The Shorter-Hancock-Carter-Williams band is commonly referred to as Miles Davis’s Second Great Quintet. And I love the music they made, particularly the 1967 studio album Nefertiti, and the 8CD Complete Live At The Plugged Nickel 1965 (out of print in physical form, but available on streaming services), which is some of the most high-wire live jazz you’ll ever hear, the sound of a band totally unafraid to alienate the listener and challenge each other moment by moment. But I also love what George Coleman was able to bring to the band in the year or so that he held down the saxophone position. The three concerts included in the latest Bootleg Series box make possibly the best argument yet for his tenure, and should inspire re-evaluation in any serious fan of Miles Davis’s 1960s work.

TAKE 10

10

Roy Hargrove's Crisol - "Rumba Roy"

In 1997, trumpeter Roy Hargrove brought American and Cuban musicians together for Habana, a genuinely pathbreaking record that won a Grammy in 1998 for Best Latin Jazz Album. He dubbed the band that arose out of this project Crisol, and recorded a second album in Guadeloupe in 1998, but it sat on the shelf until this year. Well, Grande-Terre is every bit as awesome as its predecessor. A few of the players — trombonist Frank Lacy, percussionists Miguel “Anga” Díaz and José Luis “Changuito” Quintana — are the same, but many others are new. On the opening track, “Rumba Roy,” the four-horn front line of Hargrove, Lacy, alto saxophonist Sherman Irby and tenor saxophonist Jacques Schwarz-Bart absolutely blaze through a speedy, complex melody before the trumpeter launches a comet of a solo over hard-charging piano, booming bass, and complex, layered percussion. Hargrove was an incredible talent, and this album burnishes his legacy. (From Grande-Terre, out now via Verve.)

09

The Bad Plus - "Carrier"

The Bad Plus’s transitions over the past few years have been something to behold. In January 2018, they released Never Stop II, their first album with pianist Orrin Evans; that was followed by Activate Infinity in October 2019. But then, in 2022, they took an entirely new form, transitioning via a self-titled album from a piano trio to a quartet, with Evans out and saxophonist Chris Speed and guitarist Ben Monder in. Complex Emotions is the second album by the quartet version, and their new sound is thoroughly established at this point. They’re not experimenting or guessing; they’re confident and declarative. “Carrier” is a slow but steady ballad led forward by a mantralike melody from Speed, with Monder contributing floating, atmospheric sounds that slip between delicately sculpted noise and beautiful harmonies. The band’s remaining founders, bassist Reid Anderson and drummer Dave King, lay down an insistent rhythm. Keep moving forward. (From Complex Emotions, out now via Mack Avenue.)

08

Matt Slocum - "Consolation Prize"

Drummer Matt Slocum is someone I probably should have been paying attention to for a while, but now I’m playing catchup. This is his seventh album as a leader, his third for the Sunnyside label, and it’s a trio date featuring tenor saxophonist Walter Smith III, who also played on Slocum’s 2022 album With Love And Sadness and his 2014 release Black Elk’s Dream, and bassist Larry Grenadier, who was on With Love And Sadness and 2019’s Sanctuary (a trio date with pianist Gerald Clayton). They play five of Slocum’s compositions and three standards, including Thelonious Monk’s “We See.” The music has a deep, warm sound, Grenadier’s almost subliminal bass blending beautifully with Slocum’s light, dancing drum style, and Smith floating with one foot on the ground. The instrument placement is interesting, with sax in the left speaker, drums in the right, and bass in the middle. Listen on headphones. (From Lion Dance, out now via Sunnyside.)

07

Igmar Thomas Revive Big Band - "Words I Manifest" (Feat. Raydar Ellis & Sean Jones)

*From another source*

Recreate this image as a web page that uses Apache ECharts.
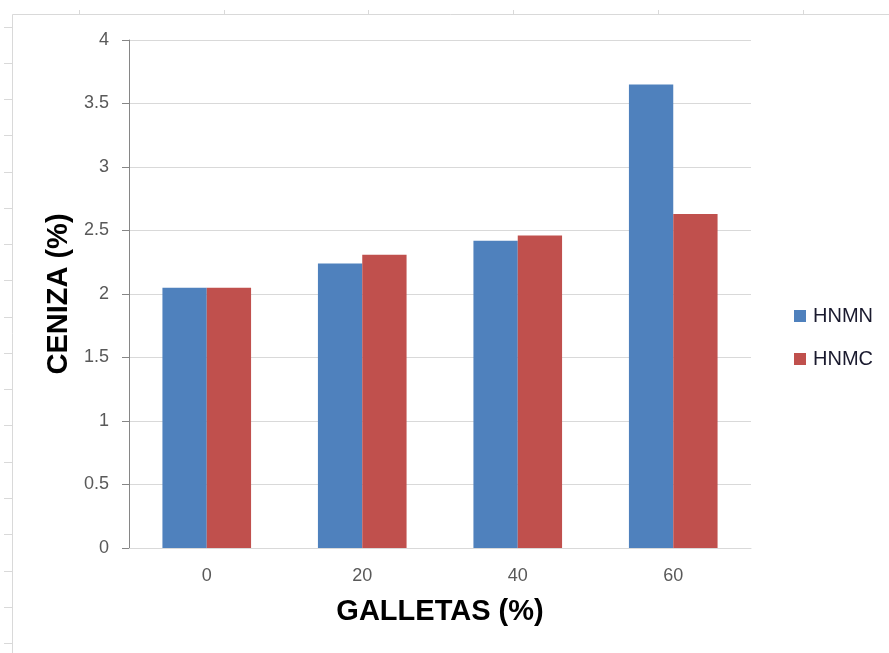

This album, though it’s led by trumpeter Igmar Thomas, exists as a tribute to the spirit of promoter Meghan Stabile, who sought through her work with Revive Music Group to bring jazz to a young, hip-hop-oriented audience. Stabile took her own life in 2022 after years of personal struggle, but the spirit of Revive — that jazz is a live and living music that’ll kick your ass in the best possible way — lives on through this record and the work of artists she supported and collaborated with, like Thomas, Robert Glasper, Thundercat and many, many more. It’s jammed with too many boldface names to list here, and features original music as well as big band re-arrangements of hip-hop songs, like this rip-roaring version of Gang Starr’s “Words I Manifest” with producer and MC Brian “Raydar” Ellis delivering Guru’s lyrics and Sean Jones laying down a trumpet solo like a napalm air strike. (From Like A Tree It Grows, out now via Soulspazm.)

06

Elin Forkelid - "Landslide"

Saxophonist Elin Forkelid is a key figure on the current Swedish avant-garde scene. She’s a member of the excellent sextet Anna Högberg Attack, and leads the quartet Sol Sol alongside guitarist David Stackenäs. (Drummer Anna Lund, of Attack, is also in Sol Sol.) Those groups are both louder and more aggro than the ensemble heard on Forkelid’s latest album under her own name, though. Songs To Keep You Company On A Dark Night is a quiet, meditative disc featuring Tobias Wiklund on trumpet and cornet, Stackenäs on guitar, and Mats Dimming on upright bass. No drummer. The album includes five of Forkelid’s compositions, and versions of Carla Bley’s “Ida Lupino” and Fleetwood Mac’s “Landslide.” The latter begins with solo cornet, soon enough joined by acoustic guitar and subtle bass; Forkelid comes in later, harmonizing with Wiklund like a campfire singalong, hewing to the melody at first, then spiraling outward. (From Songs To Keep You Company On A Dark Night, out now via Sail Cabin.)

05

Ganavya - "Om Supreme" (Feat. Vijay Iyer & Immanuel Wilkins)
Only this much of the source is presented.